The next paragraph of the Agreement provides:

“3. It is agreed that at such time as Louis W. Carlson and Lora M. Carlson, or the survivor of them, or their heirs, shall sell all of their right, title and interest in the land described in paragraph 1 above to any third party, then the water right established by this agreement shall continue in favor of such third party from the date of such sale or transfer, provided however, that from the date of such sale Water Unlimited shall have the right to charge the then owner a line maintenance charge in the amount of fifteen cents ($.15) per 1000 gallons of water used and delivered, with the further understanding that such line charge may be adjusted annually, either upwards or downwards, by Water Unlimited in accordance with the cost of living index arrived at by the United States government on June 1 of each year as compared to the cost of living index on the date of this contract. It is understood and will be required that the purchaser of this water right at the time of sale shall be required to install a meter at a point to be designated by Water Unlimited and the cost of the meter and of its installation shall be borne by said purchaser.”

It would seem that, under the language of this paragraph, the Egges and the Pattons did not receive any right to water by virtue of their purchase from the Carlsons. Their right to water, if any there is, must be found under paragraph 1 of the Agreement.

The Agreement provides for the continuation of the water right to a purchaser from the Carlsons, expressly reserving the right to impose the line maintenance charge. It is silent as to the event of a sale of part of the premises. Unless the Carl-sons made some different arrangement with the partial purchasers to assume the Carlsons’ line maintenance responsibilities, the Carlsons must have those same responsibilities as long as they own part of the property.

The rationale invoked by the majority begs the question in this case, which is, What did the parties intend with respect to a line maintenance charge in the event of a partial sale of the Carlsons’ property? As to that event, the Agreement is silent, and that silence equates with ambiguity. This is “an agreement which is obscure in its meaning, because of indefiniteness of expression, or because a double meaning is present.” Bulis, 565 P.2d at 490. Certainly, paragraphs 2 and 3 of the Agreement can be read in at least two ways. Rouse v. Munroe, 658 P.2d 74 (Wyo.1983).

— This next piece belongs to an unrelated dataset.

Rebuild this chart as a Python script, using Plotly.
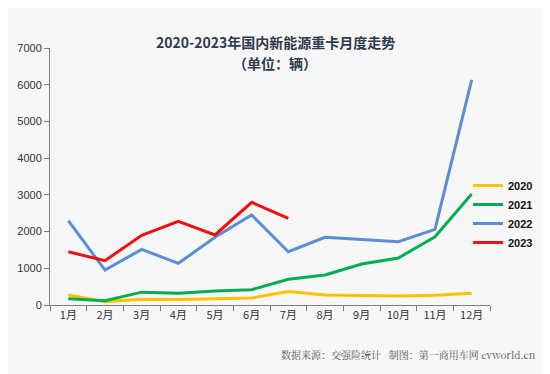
import plotly.graph_objects as go

months = ["1月", "2月", "3月", "4月", "5月", "6月", "7月", "8月", "9月", "10月", "11月", "12月"]
y2020 = [270, 90, 160, 150, 170, 190, 370, 270, 262, 245, 263, 318]
y2021 = [170, 115, 350, 318, 380, 418, 700, 817, 1115, 1280, 1860, 3025]
y2022 = [2297, 950, 1515, 1135, 1844, 2452, 1450, 1844, 1785, 1726, 2062, 6130]
y2023 = [1450, 1207, 1899, 2280, 1907, 2798, 2362]

series = [
    ("2020", y2020, "#FFC000"),
    ("2021", y2021, "#00B050"),
    ("2022", y2022, "#5B8ED6"),
    ("2023", y2023, "#F01010"),
]

fig = go.Figure()
for name, vals, color in series:
    fig.add_trace(go.Scatter(
        x=months[:len(vals)], y=vals, name="<b>" + name + "</b>", mode="lines",
        line=dict(color=color, width=3),
    ))

OFF = 8  # page body margin
W, H = 550 - OFF, 374 - OFF
ml, mt = 50 - OFF, 48 - OFF
mr = W - (490 - OFF)
mb = H - (305 - OFF)
pw, ph = W - ml - mr, H - mt - mb

def px(x):
    return (x - OFF - ml) / pw

def py(y):
    return (H - (y - OFF) - mb) / ph

fig.update_layout(
    width=W, height=H,
    margin=dict(l=ml, r=mr, t=mt, b=mb, autoexpand=False),
    paper_bgcolor="#F7F7F7", plot_bgcolor="#F7F7F7",
    font=dict(family="Noto Sans CJK SC, Arial", size=11, color="#333333"),
    showlegend=True,
    legend=dict(
        x=px(468), y=py(171),
        xanchor="left", yanchor="top",
        bgcolor="rgba(0,0,0,0)",
        font=dict(family="Arial", size=11, color="#111111"),
        itemwidth=30, tracegroupgap=0,
    ),
    xaxis=dict(
        type="category", categoryorder="array", categoryarray=months,
        range=[-0.5, 11.5],
        showline=True, linecolor="#7F7F7F", linewidth=1,
        ticks="outside", tickson="boundaries", ticklen=5, tickcolor="#7F7F7F",
        showgrid=False, zeroline=False,
        tickfont=dict(size=11, color="#333333"),
    ),
    yaxis=dict(
        range=[0, 7000], dtick=1000,
        showline=True, linecolor="#7F7F7F", linewidth=1,
        ticks="outside", ticklen=5, tickcolor="#7F7F7F",
        showgrid=False, zeroline=False,
        tickfont=dict(family="Arial", size=11, color="#333333"),
    ),
    annotations=[
        dict(text="<b>2020-2023年国内新能源重卡月度走势</b>", x=px(275), y=py(30),
             xref="paper", yref="paper", showarrow=False,
             font=dict(size=14, color="#2E3B4E", family="Noto Sans CJK SC")),
        dict(text="<b>（单位：辆）</b>", x=px(275), y=py(51),
             xref="paper", yref="paper", showarrow=False,
             font=dict(size=14, color="#2E3B4E", family="Noto Sans CJK SC")),
        dict(text="数据来源：交强险统计   制图：第一商用车网 cvworld.cn", x=px(538), y=py(364),
             xref="paper", yref="paper", showarrow=False, xanchor="right",
             font=dict(size=10, color="#555555", family="Noto Serif CJK SC, Noto Sans CJK SC")),
    ],
)

fig.write_html("out.html")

Paragraph 2 would lead to a conclusion that Water Unlimited no longer has a duty to deliver water to the Carlsons since they no longer own the land described in paragraph 1. Paragraph 3 can be read to provide for a continuation of the water right in favor of a purchaser, but only a purchaser of the entire tract. Otherwise, it is lost to the purchaser. This is a contract that can be understood in more than one way. Hollabaugh v. Kolbet, 604 P.2d 1359 (Wyo.1980).

The logical result of the majority rationale is that, so long as Carlsons own even one square foot of the property described in the Agreement, Water Unlimited must follow the terms of the Agreement and cannot impose the line maintenance charge. If it is true that “[rjeason is the life of the law,” 1 then such an extreme consequence must be the antithesis of legal life.

The thrust of the majority opinion is that a privilege to be free of the line maintenance charge that was personal to the Carl-sons has been extended to purchasers from the Carlsons, even though those purchasers are contributing nothing to the maintenance of the water service. I do not think this eventuality is addressed in the Agreement, and I find sufficient inconsistencies to make the Agreement obscure in its *1287meaning, because of indefiniteness of expression or because a double meaning is present, as defined by this court and as applied to the circumstances that actually occurred. Consequently, the question of the intention of the parties became one of fact for the trial court, and it correctly decided that question. I would affirm the decision of the trial court and remand the case for further proceedings in accordance with the determination of the trial court.

. Sir Edward Coke, First Institute (1628).